Aim of the task ▸
Retype, exactly as they stand, the lines from the start of the data to the line that contains "plt.rcParams['font.family'] = ['Lato', 'DejaVu", both ends included. Leave the pictures out.

Collected data ▸
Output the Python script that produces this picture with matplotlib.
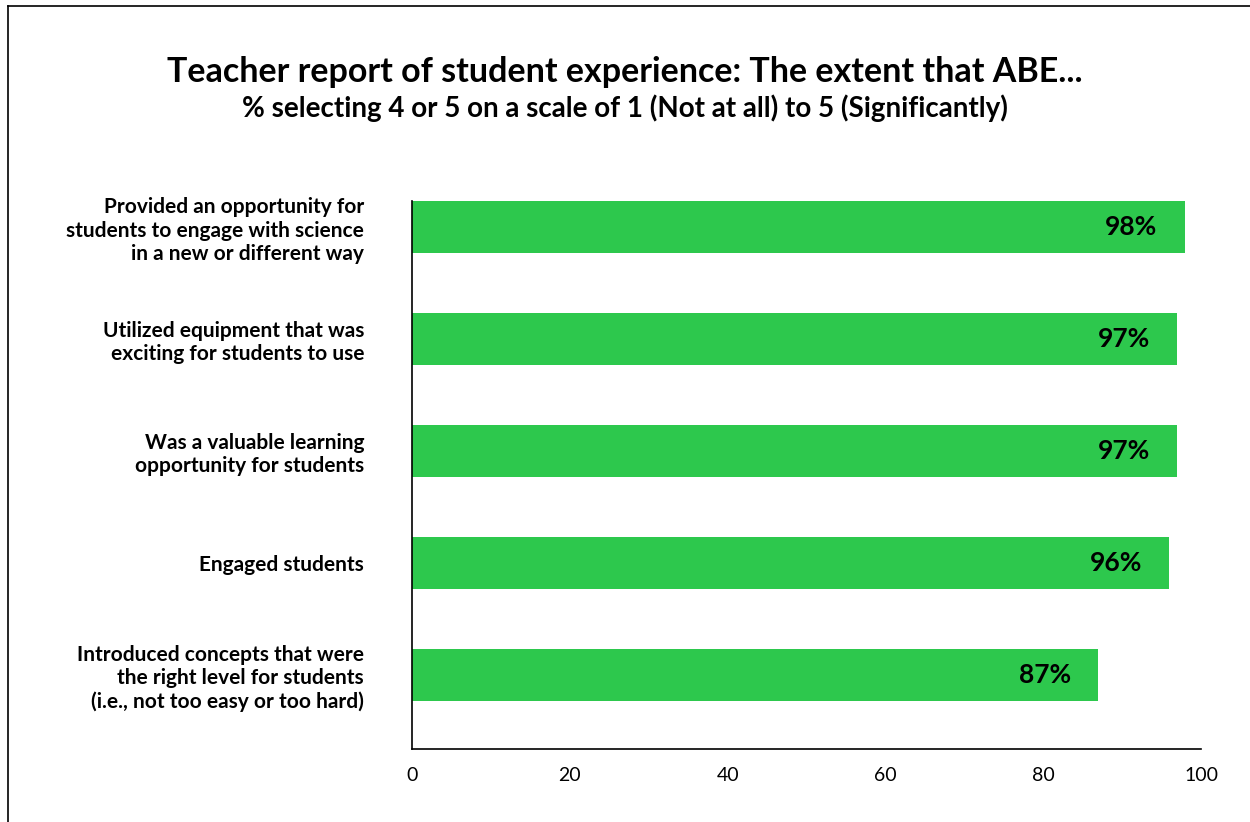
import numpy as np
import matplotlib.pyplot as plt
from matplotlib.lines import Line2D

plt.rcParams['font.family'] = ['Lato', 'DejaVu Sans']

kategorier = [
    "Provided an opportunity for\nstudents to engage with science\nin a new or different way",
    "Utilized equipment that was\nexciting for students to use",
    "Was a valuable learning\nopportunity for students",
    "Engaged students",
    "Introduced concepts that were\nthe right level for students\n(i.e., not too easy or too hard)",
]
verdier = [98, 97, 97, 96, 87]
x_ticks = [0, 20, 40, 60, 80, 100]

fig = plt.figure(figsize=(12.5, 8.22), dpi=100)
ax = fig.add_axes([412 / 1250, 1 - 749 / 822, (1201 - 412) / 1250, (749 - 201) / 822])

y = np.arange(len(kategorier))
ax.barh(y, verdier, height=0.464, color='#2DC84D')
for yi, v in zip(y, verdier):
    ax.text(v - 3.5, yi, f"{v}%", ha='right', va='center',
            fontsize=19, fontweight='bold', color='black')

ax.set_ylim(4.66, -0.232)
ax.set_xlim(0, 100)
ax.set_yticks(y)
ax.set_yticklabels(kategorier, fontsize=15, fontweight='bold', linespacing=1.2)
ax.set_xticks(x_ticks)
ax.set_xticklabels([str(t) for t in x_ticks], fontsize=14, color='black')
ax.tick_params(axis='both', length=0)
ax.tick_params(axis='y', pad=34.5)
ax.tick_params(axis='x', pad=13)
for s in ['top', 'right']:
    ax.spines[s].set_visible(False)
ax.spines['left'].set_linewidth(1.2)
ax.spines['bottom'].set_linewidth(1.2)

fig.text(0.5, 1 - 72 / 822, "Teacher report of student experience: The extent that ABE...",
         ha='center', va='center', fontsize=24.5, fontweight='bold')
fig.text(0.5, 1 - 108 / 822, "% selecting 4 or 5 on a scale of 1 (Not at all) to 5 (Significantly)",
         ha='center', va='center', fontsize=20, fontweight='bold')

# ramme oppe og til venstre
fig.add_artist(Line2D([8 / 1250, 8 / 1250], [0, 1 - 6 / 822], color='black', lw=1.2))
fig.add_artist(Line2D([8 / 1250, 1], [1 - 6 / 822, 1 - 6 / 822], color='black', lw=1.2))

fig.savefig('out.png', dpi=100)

Exercise answer ▸
Output the Python script that produces this picture with matplotlib.
import numpy as np
import matplotlib.pyplot as plt
from matplotlib.lines import Line2D

plt.rcParams['font.family'] = ['Lato', 'DejaVu Sans']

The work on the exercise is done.